There’s a new command --clean @eugr added recently. You can use docker builder prune from time to time.
I haven’t pushed it to GitHub yet - will push alongside other changes later today. I wouldn’t recommend deleting ~/.cache/huggingface unless you want to re-download all models again. To purge unused stuff from HF cache directories you can use uvx hf cache prune.
Hey i’ve done tests today (gpt-oss-120b, single spark) and my results are around +20% better than best on sparkarena, i don’t know why, maybe sth got updated in the meantime:
The command:
sparkrun benchmark ./gpt-oss-120b-vllm.yaml --skip-run --hosts localhost --profile spark-arena-v1
The yaml file is:
recipe_version: ‘1’
name: OpenAI GPT-OSS 120B Solo
description: vLLM serving openai/gpt-oss-120b with MXFP4 quantization and FlashInfer
model: openai/gpt-oss-120b
runtime: vllm
container: sparkarena/spark-vllm-docker:mxfp4
defaults:
port: 8000
host: 0.0.0.0
gpu_memory_utilization: 0.7
max_num_batched_tokens: 8192
env:
VLLM_USE_FLASHINFER_MOE_MXFP4_MXFP8: ‘1’
command: |
vllm serve openai/gpt-oss-120b
–enable-auto-tool-choice
–tool-call-parser openai
–reasoning-parser openai_gptoss
–enable-auto-tool-choice
–gpu-memory-utilization {gpu_memory_utilization}
–enable-prefix-caching
–load-format fastsafetensors
–quantization mxfp4
–mxfp4-backend CUTLASS
–mxfp4-layers moe,qkv,o,lm_head
–attention-backend FLASHINFER
–kv-cache-dtype fp8
–max-num-batched-tokens {max_num_batched_tokens}
–host {host}
–port {port}
The results:
profilfromsparkarena__benchmark_gpt-oss-120b-vllm_spark-arena-v1_tp1.zip (8.0 KB)

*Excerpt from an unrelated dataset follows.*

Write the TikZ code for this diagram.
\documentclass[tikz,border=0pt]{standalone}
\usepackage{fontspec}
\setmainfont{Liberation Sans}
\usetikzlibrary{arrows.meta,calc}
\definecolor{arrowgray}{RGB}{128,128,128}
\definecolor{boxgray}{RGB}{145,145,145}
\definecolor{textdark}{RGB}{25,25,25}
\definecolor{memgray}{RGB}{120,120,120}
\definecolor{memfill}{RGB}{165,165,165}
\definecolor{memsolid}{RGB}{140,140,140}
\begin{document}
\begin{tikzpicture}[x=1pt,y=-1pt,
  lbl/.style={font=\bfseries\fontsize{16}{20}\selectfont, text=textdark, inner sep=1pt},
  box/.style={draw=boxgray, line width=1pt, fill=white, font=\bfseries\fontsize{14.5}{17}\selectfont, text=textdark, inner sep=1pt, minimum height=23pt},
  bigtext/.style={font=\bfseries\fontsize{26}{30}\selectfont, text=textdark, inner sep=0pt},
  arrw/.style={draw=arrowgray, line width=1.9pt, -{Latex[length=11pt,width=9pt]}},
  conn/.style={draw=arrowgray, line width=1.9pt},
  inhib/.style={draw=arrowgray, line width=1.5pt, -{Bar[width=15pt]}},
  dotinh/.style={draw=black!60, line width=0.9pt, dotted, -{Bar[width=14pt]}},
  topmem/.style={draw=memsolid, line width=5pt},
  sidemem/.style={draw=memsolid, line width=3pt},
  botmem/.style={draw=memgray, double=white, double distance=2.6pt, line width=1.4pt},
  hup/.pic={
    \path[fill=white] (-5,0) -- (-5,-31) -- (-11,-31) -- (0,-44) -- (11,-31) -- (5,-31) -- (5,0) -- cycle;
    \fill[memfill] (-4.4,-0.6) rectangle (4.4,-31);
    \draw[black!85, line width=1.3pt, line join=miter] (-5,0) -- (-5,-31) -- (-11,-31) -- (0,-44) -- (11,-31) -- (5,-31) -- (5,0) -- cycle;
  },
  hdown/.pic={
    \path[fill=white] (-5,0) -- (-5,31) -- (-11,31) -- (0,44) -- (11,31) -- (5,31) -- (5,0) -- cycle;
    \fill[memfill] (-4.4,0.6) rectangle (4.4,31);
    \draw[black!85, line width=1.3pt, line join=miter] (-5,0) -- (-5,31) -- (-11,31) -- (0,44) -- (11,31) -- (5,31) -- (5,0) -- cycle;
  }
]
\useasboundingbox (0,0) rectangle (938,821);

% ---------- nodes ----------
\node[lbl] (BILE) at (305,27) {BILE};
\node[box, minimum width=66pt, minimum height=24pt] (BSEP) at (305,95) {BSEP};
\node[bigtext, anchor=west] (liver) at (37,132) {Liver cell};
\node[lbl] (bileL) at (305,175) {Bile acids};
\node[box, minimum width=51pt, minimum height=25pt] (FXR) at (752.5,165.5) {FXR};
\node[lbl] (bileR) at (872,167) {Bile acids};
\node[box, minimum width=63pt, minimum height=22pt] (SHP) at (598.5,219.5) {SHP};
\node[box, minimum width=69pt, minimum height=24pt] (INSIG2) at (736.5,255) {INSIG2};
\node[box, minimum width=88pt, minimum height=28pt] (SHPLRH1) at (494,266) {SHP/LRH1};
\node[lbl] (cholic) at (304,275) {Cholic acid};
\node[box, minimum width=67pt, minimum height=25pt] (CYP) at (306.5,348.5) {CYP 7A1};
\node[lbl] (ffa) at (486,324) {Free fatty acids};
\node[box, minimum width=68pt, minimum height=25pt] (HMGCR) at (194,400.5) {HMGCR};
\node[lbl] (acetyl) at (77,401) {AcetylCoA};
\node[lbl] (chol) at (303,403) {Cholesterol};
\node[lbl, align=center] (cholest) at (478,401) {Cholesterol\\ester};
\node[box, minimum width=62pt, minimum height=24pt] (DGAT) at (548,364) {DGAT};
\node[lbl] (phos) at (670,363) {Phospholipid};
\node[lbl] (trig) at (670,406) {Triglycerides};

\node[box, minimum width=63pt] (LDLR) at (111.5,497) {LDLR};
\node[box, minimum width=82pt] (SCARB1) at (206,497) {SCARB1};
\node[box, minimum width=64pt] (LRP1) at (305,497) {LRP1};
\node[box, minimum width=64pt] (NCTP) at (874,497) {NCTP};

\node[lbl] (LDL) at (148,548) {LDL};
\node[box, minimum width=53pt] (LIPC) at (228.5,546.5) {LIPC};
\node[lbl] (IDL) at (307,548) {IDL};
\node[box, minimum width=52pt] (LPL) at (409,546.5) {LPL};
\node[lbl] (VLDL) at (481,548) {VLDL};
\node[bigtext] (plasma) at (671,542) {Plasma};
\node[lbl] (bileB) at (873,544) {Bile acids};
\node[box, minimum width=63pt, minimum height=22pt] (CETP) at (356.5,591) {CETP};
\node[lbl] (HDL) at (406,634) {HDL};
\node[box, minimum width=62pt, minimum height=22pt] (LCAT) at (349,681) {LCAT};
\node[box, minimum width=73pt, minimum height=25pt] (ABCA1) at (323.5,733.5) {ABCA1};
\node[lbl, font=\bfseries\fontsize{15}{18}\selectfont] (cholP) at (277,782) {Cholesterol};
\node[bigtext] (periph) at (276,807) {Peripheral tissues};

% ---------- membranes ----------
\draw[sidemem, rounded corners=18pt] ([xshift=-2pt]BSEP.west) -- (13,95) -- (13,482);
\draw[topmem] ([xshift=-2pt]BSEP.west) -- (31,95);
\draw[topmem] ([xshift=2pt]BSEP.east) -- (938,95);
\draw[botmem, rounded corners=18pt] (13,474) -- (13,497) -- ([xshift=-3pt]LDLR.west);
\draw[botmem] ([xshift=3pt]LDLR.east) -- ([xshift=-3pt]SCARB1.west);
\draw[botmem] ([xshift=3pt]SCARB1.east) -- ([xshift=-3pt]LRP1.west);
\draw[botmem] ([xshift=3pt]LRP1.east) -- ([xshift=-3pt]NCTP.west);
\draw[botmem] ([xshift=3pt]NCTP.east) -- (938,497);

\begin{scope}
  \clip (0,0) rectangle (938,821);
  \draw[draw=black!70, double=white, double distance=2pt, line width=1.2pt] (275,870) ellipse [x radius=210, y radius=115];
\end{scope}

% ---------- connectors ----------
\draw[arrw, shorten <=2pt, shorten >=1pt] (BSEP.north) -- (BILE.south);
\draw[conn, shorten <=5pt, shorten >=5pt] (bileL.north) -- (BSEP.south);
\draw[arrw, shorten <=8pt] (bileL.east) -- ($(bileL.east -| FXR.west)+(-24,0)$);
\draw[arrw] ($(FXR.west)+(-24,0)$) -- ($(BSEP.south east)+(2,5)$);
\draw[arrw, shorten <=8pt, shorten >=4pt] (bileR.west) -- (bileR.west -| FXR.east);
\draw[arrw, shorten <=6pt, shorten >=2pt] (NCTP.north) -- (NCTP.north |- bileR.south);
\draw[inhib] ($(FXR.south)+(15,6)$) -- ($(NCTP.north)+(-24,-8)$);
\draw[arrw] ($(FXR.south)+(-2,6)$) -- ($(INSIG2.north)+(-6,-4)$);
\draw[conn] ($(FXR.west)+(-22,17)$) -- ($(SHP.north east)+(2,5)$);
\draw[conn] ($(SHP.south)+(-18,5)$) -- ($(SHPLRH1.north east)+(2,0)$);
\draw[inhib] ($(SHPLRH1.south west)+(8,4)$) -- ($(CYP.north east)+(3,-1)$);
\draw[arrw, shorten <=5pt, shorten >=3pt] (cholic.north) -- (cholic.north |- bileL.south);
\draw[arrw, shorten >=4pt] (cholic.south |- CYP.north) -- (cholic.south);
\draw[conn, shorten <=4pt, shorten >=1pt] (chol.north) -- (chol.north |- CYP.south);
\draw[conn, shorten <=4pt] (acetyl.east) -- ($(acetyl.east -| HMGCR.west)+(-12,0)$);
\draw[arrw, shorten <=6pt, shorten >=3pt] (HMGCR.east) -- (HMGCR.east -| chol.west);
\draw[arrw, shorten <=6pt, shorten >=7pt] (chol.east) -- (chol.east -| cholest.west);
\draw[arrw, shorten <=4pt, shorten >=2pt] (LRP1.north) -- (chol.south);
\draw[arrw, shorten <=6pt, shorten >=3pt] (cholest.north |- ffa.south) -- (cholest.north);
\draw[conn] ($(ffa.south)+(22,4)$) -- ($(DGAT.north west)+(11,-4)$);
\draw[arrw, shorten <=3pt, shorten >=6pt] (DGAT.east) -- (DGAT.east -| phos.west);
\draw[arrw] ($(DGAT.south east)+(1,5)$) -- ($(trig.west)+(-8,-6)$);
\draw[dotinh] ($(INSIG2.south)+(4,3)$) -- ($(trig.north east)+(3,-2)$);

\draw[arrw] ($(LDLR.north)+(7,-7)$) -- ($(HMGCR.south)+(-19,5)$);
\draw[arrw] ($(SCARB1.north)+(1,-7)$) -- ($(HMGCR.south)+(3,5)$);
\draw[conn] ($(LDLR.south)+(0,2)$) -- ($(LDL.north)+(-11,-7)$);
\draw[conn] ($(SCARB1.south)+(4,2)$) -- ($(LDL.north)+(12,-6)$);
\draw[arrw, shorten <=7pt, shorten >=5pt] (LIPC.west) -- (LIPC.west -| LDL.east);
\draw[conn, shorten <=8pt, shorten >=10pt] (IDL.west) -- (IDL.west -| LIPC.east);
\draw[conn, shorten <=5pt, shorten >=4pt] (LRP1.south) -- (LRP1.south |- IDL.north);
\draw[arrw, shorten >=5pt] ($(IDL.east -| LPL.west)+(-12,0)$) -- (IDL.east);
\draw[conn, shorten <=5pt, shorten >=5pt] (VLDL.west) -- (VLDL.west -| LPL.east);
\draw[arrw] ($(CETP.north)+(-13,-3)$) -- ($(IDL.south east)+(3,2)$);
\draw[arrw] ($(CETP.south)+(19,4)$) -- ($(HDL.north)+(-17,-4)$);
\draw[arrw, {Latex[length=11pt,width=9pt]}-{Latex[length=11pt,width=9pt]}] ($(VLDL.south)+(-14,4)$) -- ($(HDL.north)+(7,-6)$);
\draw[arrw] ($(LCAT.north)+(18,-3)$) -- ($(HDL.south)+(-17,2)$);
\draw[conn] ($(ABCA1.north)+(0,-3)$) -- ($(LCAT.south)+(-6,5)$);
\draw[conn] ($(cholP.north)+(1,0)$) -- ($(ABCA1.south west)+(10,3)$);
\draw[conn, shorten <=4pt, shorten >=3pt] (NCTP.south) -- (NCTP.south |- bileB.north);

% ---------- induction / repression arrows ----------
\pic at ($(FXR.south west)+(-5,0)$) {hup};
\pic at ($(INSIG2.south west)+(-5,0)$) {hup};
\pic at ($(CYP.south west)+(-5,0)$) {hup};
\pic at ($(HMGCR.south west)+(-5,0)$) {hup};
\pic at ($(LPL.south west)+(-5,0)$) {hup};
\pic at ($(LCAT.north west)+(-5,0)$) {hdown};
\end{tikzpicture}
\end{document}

Hello, i tried to find probably more appropriate topic about general spark-vllm-docker.discussion. Probably i missed. Anyway - as i understood (from the Dockerfile.mxfp4 in the repo) the feature is not compatible with tf5 .
I am wondering, as the recent vllm version are now using transformers 5 what is the difference when building with --tf5 flag (checked the regular one - still there was transformer 5 inside)
Also, as i understood mxfp4 actually depends on cutlass, flashinfer and their usage in vllm codebase , which prevent it to be “patched” in the recent vllm versions
Probably this is somehow connected with the mxfp4 issues?